Spotkanie nt. systemu FALA zorganizował klub radnych PiS. Prowadził je radny Andrzej Skiba, który był w tej roli wspomagany przez radnego Przemysława Majewskiego. W sali obrad Rady Miasta Gdańska zasiadło kilkadziesiąt osób jako publiczność. Opinie ekspertów były rzeczowe i merytoryczne.
Ważne liczby i dane o systemie FALA:
- 2,5 miliona kont pasażerów
- W komunikacji miejskiej ok. 1000 pojazdów wyposażonych w czytniki FALA i falomaty, łącznie ok. 5 tysięcy urządzeń, w których można zapłacić za przejazd
- Czytniki FALA na każdym przystanku kolejowym - ponad 200 przystanków i stacji kolejowych, 350 peronów i 800 urządzeń, w których można kupić bilet np. zbliżając kartę
- Koszt budowy systemu FALA: 153,8 mln zł brutto, dofinansowanie z Unii Europejskiej: 90,7 mln zł
- Łączny roczny koszt utrzymania systemu FALA wyniesie ponad 25,3 mln zł, udział miasta Gdańska wyniesie w tym 10 mln zł
Marcin Stefański wyjaśnił też, że zaletą systemu FALA będzie wszechstronny sposób zapłaty za podróż: poprzez aplikację mobilną, kartę FALA, kod QR na bilecie papierowym oraz kartę płatniczą.

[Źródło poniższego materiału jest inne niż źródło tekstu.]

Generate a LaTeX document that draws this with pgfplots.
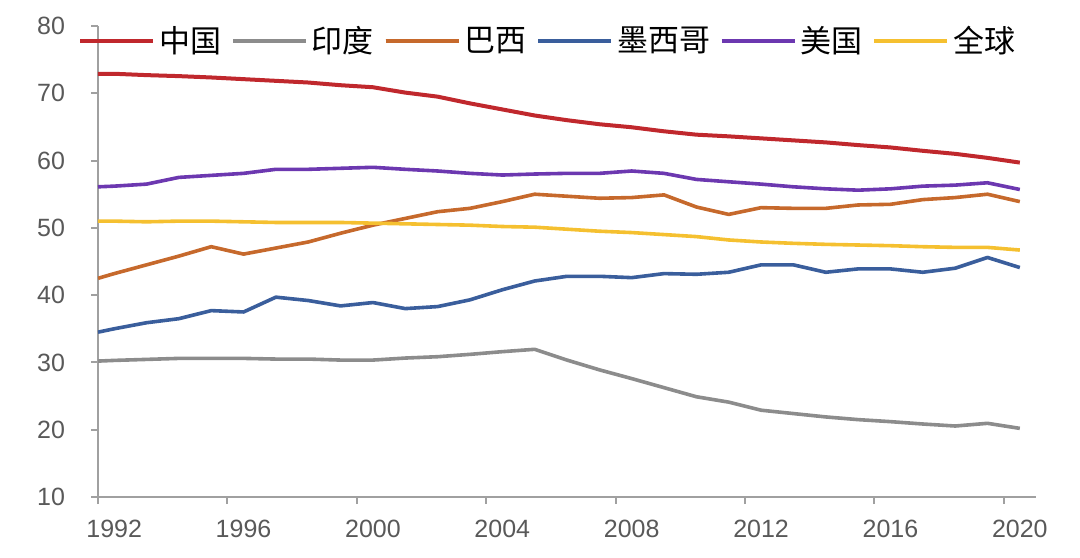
\documentclass[border=0pt]{standalone}
\usepackage{pgfplots}
\pgfplotsset{compat=1.18}
\usepackage{pgfplotstable}
\usepackage{fontspec}
\setmainfont{Liberation Sans}
\newfontfamily\cjk{Noto Sans CJK SC}
\definecolor{cChina}{HTML}{C0282D}
\definecolor{cIndia}{HTML}{8C8C8C}
\definecolor{cBrazil}{HTML}{C6692C}
\definecolor{cMexico}{HTML}{3A5E9C}
\definecolor{cUSA}{HTML}{6C38B0}
\definecolor{cWorld}{HTML}{F5C030}
\definecolor{axisgray}{HTML}{A0A0A0}
\definecolor{labelgray}{HTML}{595959}

\pgfplotstableread{
year china india brazil mexico usa world
1991.5 72.9 30.2 42.5 34.5 56.1 51.0
1992 72.9 30.3 43.2 35.0 56.2 51.0
1993 72.7 30.45 44.5 35.9 56.5 50.9
1994 72.55 30.6 45.8 36.5 57.5 51.0
1995 72.35 30.6 47.2 37.7 57.8 51.0
1996 72.1 30.6 46.1 37.5 58.1 50.9
1997 71.85 30.5 47.0 39.7 58.7 50.8
1998 71.6 30.5 47.9 39.2 58.7 50.8
1999 71.2 30.35 49.2 38.4 58.85 50.8
2000 70.9 30.35 50.4 38.9 59.0 50.7
2001 70.1 30.65 51.4 38.0 58.7 50.6
2002 69.5 30.85 52.4 38.3 58.45 50.5
2003 68.5 31.2 52.9 39.3 58.1 50.4
2004 67.6 31.6 53.9 40.8 57.85 50.2
2005 66.7 31.95 55.0 42.1 58.0 50.1
2006 66.0 30.35 54.7 42.8 58.1 49.8
2007 65.4 28.9 54.4 42.8 58.1 49.5
2008 64.95 27.6 54.5 42.6 58.45 49.3
2009 64.35 26.25 54.9 43.2 58.1 49.0
2010 63.85 24.9 53.1 43.1 57.2 48.7
2011 63.6 24.1 52.0 43.4 56.85 48.2
2012 63.3 22.9 53.0 44.5 56.5 47.9
2013 63.0 22.4 52.9 44.5 56.1 47.7
2014 62.7 21.9 52.9 43.4 55.8 47.55
2015 62.3 21.5 53.4 43.9 55.6 47.45
2016 61.95 21.2 53.5 43.9 55.8 47.35
2017 61.45 20.85 54.2 43.4 56.2 47.2
2018 61.0 20.55 54.5 44.0 56.35 47.1
2019 60.4 20.95 55.0 45.6 56.7 47.1
2020 59.7 20.2 53.9 44.1 55.7 46.7
}\datatable

\begin{document}
\begin{tikzpicture}
\useasboundingbox (-49pt,-30pt) rectangle (491pt,248.5pt);
\begin{axis}[
  at={(0,0)}, anchor=south west,
  scale only axis, width=469pt, height=235.5pt,
  xmin=1991.5, xmax=2020.5, ymin=10, ymax=80,
  axis x line*=bottom, axis y line*=left,
  axis line style={draw=axisgray, line width=1pt},
  tick align=outside, major tick length=3.5pt,
  tick style={draw=axisgray, line width=1pt},
  ytick={10,20,30,40,50,60,70,80},
  xtick={1991.5,1995.5,1999.5,2003.5,2007.5,2011.5,2015.5,2019.5},
  xticklabels={1992,1996,2000,2004,2008,2012,2016,2020},
  x tick label style={xshift=8.08pt, yshift=-4.5pt},
  y tick label style={xshift=-9.5pt},
  /pgf/number format/assume math mode=true,
  every tick label/.append style={font=\fontsize{12.5}{15}\selectfont, text=labelgray},
  legend columns=6,
  legend style={at={(-0.0215,0.968)}, anchor=west, draw=none, fill=none,
    font=\cjk\fontsize{15.5}{17}\selectfont, inner sep=0pt,
    /tikz/every even column/.append style={column sep=3pt}},
  legend image code/.code={\path (0pt,0pt) -- (36.5pt,0pt); \draw[#1] (0pt,0pt) -- (33.5pt,0pt);},
  legend cell align=left,
  every axis plot/.append style={line width=1.8pt, line join=round},
]
\addplot[cChina, line width=2pt] table[x=year, y=china] {\datatable};
\addlegendentry{中国}
\addplot[cIndia] table[x=year, y=india] {\datatable};
\addlegendentry{印度}
\addplot[cBrazil] table[x=year, y=brazil] {\datatable};
\addlegendentry{巴西}
\addplot[cMexico] table[x=year, y=mexico] {\datatable};
\addlegendentry{墨西哥}
\addplot[cUSA] table[x=year, y=usa] {\datatable};
\addlegendentry{美国}
\addplot[cWorld] table[x=year, y=world] {\datatable};
\addlegendentry{全球}
\end{axis}
\end{tikzpicture}
\end{document}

- System FALA oznacza łatwiejsze zaplanowanie podróży i przejazdy bez przepłacania. Pasażer nie będzie musiał znać taryf w danym miejscu, a na terenie województwa jest ich 105. Wystarczy, że "zaklika" do falomatu, co zajmie chwilę i jedzie - powiedział prezes Innobaltica.
Po co trzeba się "meldować" w pojeździe??
Część pytań z sali i od internautów dotyczyło “odbijania” się przez pasażera przy wejściu do pojazdu.
Marcin Stefański tłumaczył, że ma to służyć zebraniu szczegółowych danych o tym, jak są obciążone poszczególne linie komunikacji publicznej. Ta wiedza pozwoli natomiast na optymalizację układu transportu zbiorowego, a w efekcie na oszczędności w jego wykorzystaniu.
- Niechęć będzie, ale dajmy szansę temu systemowi. Podobne rozwiązania są nie tylko w miastach polskich, ale za granicą i to już od wielu lat. Każda zmiana jakoś boli, ale to jest nowoczesność, wejście na nowy poziom.